History of GIS in Indiana Part II: The MSE PerspectivePosted on Aug 21, 2012
It’s interesting to think back to some of the accomplishments made by these 400+ GIS professionals who for a period of time all worked for Sol Miller, President of MSE. I believe I bring a unique perspective to this history since I worked at Mid-States Engineering (and all its subsequent incarnations – MSE Corporation, MES-TEI, MSE-EIB, MSE-ids, MSE-ASI, and finally ASI) from 1975 to 2002. For almost 27 years my daily drive to work and my daily job of “making maps” hardly changed, but how I was doing that job transformed itself every few years into a whole new world – from hand drafting maps, to Automated Mapping (AM), to Automated Mapping and Facility Management (AM/FM), to Geographic Information System (GIS).
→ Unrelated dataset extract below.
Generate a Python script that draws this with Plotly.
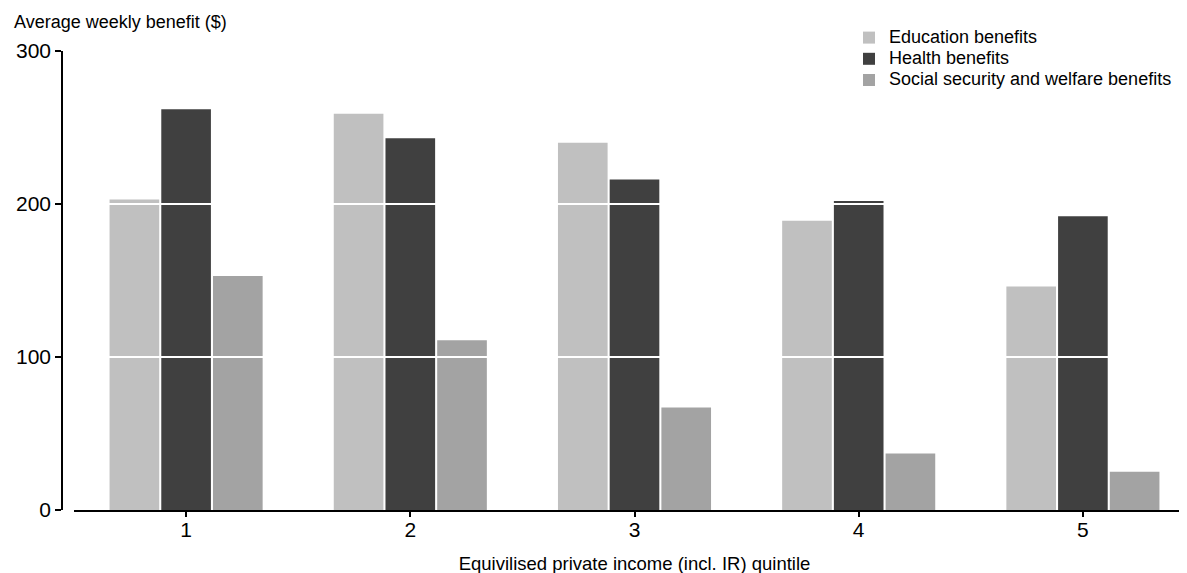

Thanks to the vision of Sol Miller and his talented staff, we never had to look far for new challenges; they simply came to us as we all worked together to be the best at what we did. I dug up a few pictures to help us start down memory lane. Here is a picture of Sol Miller (on the left) in the MSE booth at the ~1994 AM/FM International Conference. I took this picture, and as I recall Sol is holding an award letter with Bill Muench and Barney Yoshioka from Hawaiian Electric that recognized their project with MSE as the top national AM/FM project for that year. It was not unusual for MSE clients to dominate annual awards like this.
The first big “AM/FM” project at MSE began with IMAGIS base mapping and the subsequent mapping of the utility company overlays for Indianapolis Water, Gas, Sewer, and Electric systems. The problem is that you can only map your home town so many times, and early on it became clear that to feed and grow the MSE mapping machine we had to expand our client base not just outside Indianapolis or Indiana, but to the entire United States and internationally.
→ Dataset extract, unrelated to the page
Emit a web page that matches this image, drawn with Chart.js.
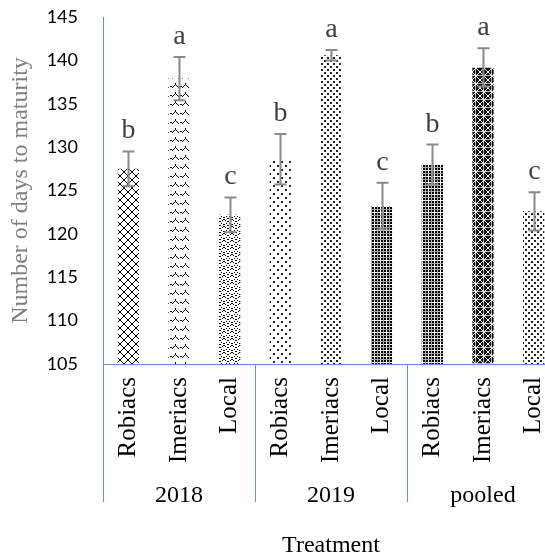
<!DOCTYPE html>
<html>
<head>
<meta charset="utf-8">
<style>
  html, body { margin: 0; padding: 0; overflow: hidden; background: #fff; }
  #wrap { width: 559px; height: 557px; }
</style>
<script src="https://cdn.jsdelivr.net/npm/chart.js@4/dist/chart.umd.min.js"></script>
</head>
<body>
<div id="wrap"><canvas id="c" width="559" height="557"></canvas></div>
<script>
// Days to maturity by variety, per season and pooled
const groups = ['2018', '2019', 'pooled'];
const treatments = ['Robiacs', 'Imeriacs', 'Local'];
const days2018 = [127.5, 137.9, 122.2];
const days2019 = [128.6, 140.6, 123.2];
const daysPooled = [128.0, 139.2, 122.6];
const se2018 = [2.0, 2.5, 2.0];
const se2019 = [2.9, 0.6, 2.7];
const sePooled = [2.3, 2.2, 2.2];
const letters2018 = ['b', 'a', 'c'];
const letters2019 = ['b', 'a', 'c'];
const lettersPooled = ['b', 'a', 'c'];
const yTicks = [105, 110, 115, 120, 125, 130, 135, 140, 145];

const values = [...days2018, ...days2019, ...daysPooled];
const errors = [...se2018, ...se2019, ...sePooled];
const letters = [...letters2018, ...letters2019, ...lettersPooled];
const labels = groups.flatMap(() => treatments);

const AXIS_BLUE = '#6a8fd2';
const SERIF = '"Liberation Serif", "Times New Roman", serif';

// ---- monochrome fill patterns ----
function makePattern(w, h, draw) {
  const t = document.createElement('canvas');
  t.width = w; t.height = h;
  const g = t.getContext('2d');
  g.fillStyle = '#fff';
  g.fillRect(0, 0, w, h);
  draw(g);
  return document.getElementById('c').getContext('2d').createPattern(t, 'repeat');
}
function px(g, pts, color) {
  g.fillStyle = color || '#000';
  pts.forEach(p => g.fillRect(p[0], p[1], 1, 1));
}

const lattice = makePattern(8, 8, g => {
  const pts = [];
  for (let i = 0; i < 8; i++) { pts.push([i, i]); pts.push([7 - i, i]); }
  px(g, pts);
});
const chevron = makePattern(10, 9, g => {
  px(g, [[2, 6], [3, 5], [4, 4], [5, 3], [6, 4], [7, 5], [8, 6], [0, 5], [1, 5], [5, 2]]);
});
const scallop = makePattern(8, 7, g => {
  px(g, [[0, 0], [0, 2], [1, 3], [3, 4], [4, 4], [6, 3], [7, 2], [7, 0], [3, 1], [4, 1], [2, 6], [5, 6]]);
});
const dotsSparse = makePattern(8, 8, g => {
  g.fillStyle = '#222';
  g.fillRect(1, 1, 2, 2);
  g.fillRect(5, 5, 2, 2);
});
const dotsDense = makePattern(6, 6, g => {
  g.fillStyle = '#222';
  g.fillRect(0, 0, 2, 2);
  g.fillRect(3, 3, 2, 2);
});
const plaid = makePattern(6, 6, g => {
  g.fillStyle = '#000';
  g.fillRect(0, 0, 6, 6);
  g.fillStyle = '#fff';
  g.fillRect(0, 2, 6, 1);
  g.fillRect(2, 0, 1, 6);
  g.fillStyle = '#aaa';
  g.fillRect(0, 5, 6, 1);
  g.fillRect(5, 0, 1, 6);
});
const plaidCross = makePattern(8, 8, g => {
  g.fillStyle = '#111';
  g.fillRect(0, 0, 8, 8);
  g.fillStyle = '#bbb';
  g.fillRect(0, 3, 8, 1);
  g.fillRect(3, 0, 1, 8);
  const pts = [];
  for (let i = 0; i < 8; i++) { pts.push([i, i]); pts.push([7 - i, i]); }
  px(g, pts, '#fff');
});

const fills = [lattice, chevron, scallop, dotsSparse, dotsDense, plaid, plaid, plaidCross, dotsDense];

// keep the plot area flush with the axis boxes
function noPadding(s) {
  s.paddingTop = 0; s.paddingBottom = 0; s.paddingLeft = 0; s.paddingRight = 0;
}

// ---- error bars, significance letters and group dividers ----
const annotations = {
  id: 'annotations',
  afterDatasetsDraw(chart) {
    const { ctx, scales: { x, x2, y } } = chart;
    const meta = chart.getDatasetMeta(0);
    ctx.save();
    meta.data.forEach((bar, i) => {
      const top = y.getPixelForValue(values[i] + errors[i]);
      const bot = y.getPixelForValue(values[i] - errors[i]);
      const cx = Math.round(bar.x) + 0.5;
      ctx.strokeStyle = '#8a8a8a';
      ctx.lineWidth = 2;
      ctx.beginPath();
      ctx.moveTo(cx, top); ctx.lineTo(cx, bot);
      ctx.moveTo(cx - 6, top); ctx.lineTo(cx + 6, top);
      ctx.moveTo(cx - 6, bot); ctx.lineTo(cx + 6, bot);
      ctx.stroke();
      ctx.fillStyle = '#404040';
      ctx.font = '28px ' + SERIF;
      ctx.textAlign = 'center';
      ctx.textBaseline = 'alphabetic';
      ctx.fillText(letters[i], cx, top - 13);
    });
    ctx.strokeStyle = AXIS_BLUE;
    ctx.lineWidth = 1;
    for (let k = 0; k <= groups.length; k++) {
      const gx = Math.round(x.left + k * x.width / groups.length) + 0.5;
      ctx.beginPath();
      ctx.moveTo(gx, x.top);
      ctx.lineTo(gx, x2.top + 26);
      ctx.stroke();
    }
    ctx.restore();
  }
};

new Chart(document.getElementById('c'), {
  type: 'bar',
  data: {
    labels: labels,
    datasets: [{
      data: values,
      backgroundColor: fills,
      borderWidth: 0,
      categoryPercentage: 1,
      barPercentage: 0.42
    }]
  },
  options: {
    responsive: false,
    animation: false,
    layout: { padding: { top: 17, left: 0, right: 0, bottom: 0 } },
    plugins: { legend: { display: false }, tooltip: { enabled: false } },
    scales: {
      y: {
        position: 'left',
        min: 105,
        max: 145,
        afterBuildTicks: s => { s.ticks = yTicks.map(v => ({ value: v })); },
        afterFit: s => { s.width = 103; noPadding(s); },
        grid: { display: false, drawTicks: false },
        border: { display: true, color: AXIS_BLUE, width: 1 },
        ticks: { color: '#000', padding: 25, font: { family: 'Lato', size: 18 } },
        title: {
          display: true,
          text: 'Number of days to maturity',
          color: '#7f7f7f',
          font: { family: SERIF, size: 24 },
          padding: { top: 6, bottom: 0 }
        }
      },
      x: {
        position: 'bottom',
        afterFit: s => { s.height = 112; noPadding(s); },
        grid: { display: false, drawTicks: false },
        border: { display: true, color: AXIS_BLUE, width: 1 },
        ticks: {
          color: '#000',
          autoSkip: false,
          maxRotation: 90,
          minRotation: 90,
          padding: 13,
          font: { family: SERIF, size: 25 }
        }
      },
      x2: {
        type: 'category',
        position: 'bottom',
        labels: groups,
        offset: true,
        afterFit: s => { s.height = 81; noPadding(s); },
        grid: { display: false, drawTicks: false },
        border: { display: false },
        ticks: { color: '#000', padding: 5, font: { family: SERIF, size: 24 } },
        title: {
          display: true,
          text: 'Treatment',
          color: '#000',
          font: { family: SERIF, size: 24, lineHeight: 0.9 },
          padding: { top: 0, bottom: 0 }
        }
      }
    }
  },
  plugins: [annotations]
});
</script>
</body>
</html>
About the same time MSE became very successful working for the US Army Corps of Engineers making highly accurate photogrammetric maps and developing comprehensive AM/FM systems for US Army, Air Force, and Marine bases across the country and around the world. A military base is like a small city, with the entire infrastructure inside the fence managed by the military, so having detailed accurate digital maps became an important tool. These projects eventually led to MSE developing the standards, databases, conversion software, QA/QC tools, and utility modeling applications to be used by any engineering firm working at a military base belonging to the US Army and Air Force across Europe. Then the Berlin Wall came down, and everything changed again!
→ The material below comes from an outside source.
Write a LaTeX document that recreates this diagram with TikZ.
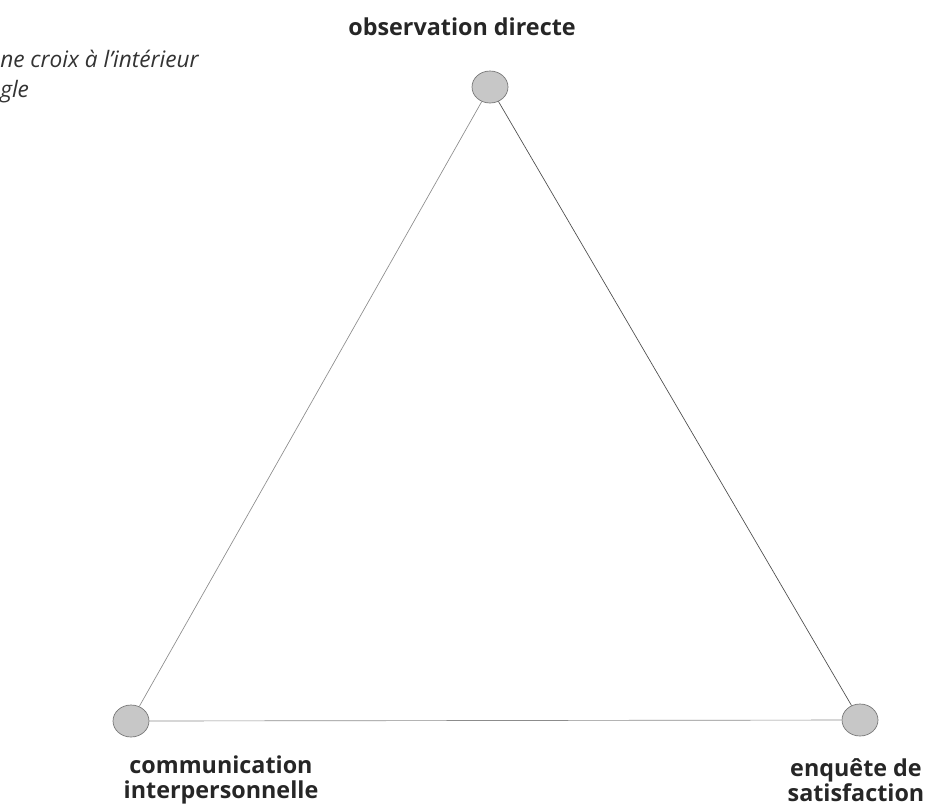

By then MSE had established a strong reputation in the utility industry for AM/FM records conversion, and through a strong partnership with the leading AM/FM consulting firm in the nation – UGC Consulting (owned by a former MSE employee – Glen Montgomery, with all his senior consulting staff graduates from the Indiana University School of Public and Environmental Affairs), the MSE mapping machine grew at a staggering pace.
At that time most new hires at MSE were new to mapping and to AM/FM/GIS, so most new hires had no experience and idea what they were getting into. It was not unusual during growth spurts for 20 new employees to start work as trainees on a Monday morning, and if they survived the first week of training they were assigned to a project and became temporary employees for the next 60 days. If they then survived this first 2 months they became full-time employees. It sounds crazy, but many did survive, and with the opportunity to learn and work with leading-edge technology and work on complex projects around the world, the cream rose quickly to the top, and many new careers in AM/FM/GIS were started and advanced quickly.
Just to prove that “you cannot swing a dead cat at any GIS meeting in Indiana without hitting a dozen ex-MSE’ers” is true, here is an impromptu MSE Alumni picture taken by Jim Sparks at the ~2006 IGIC Conference.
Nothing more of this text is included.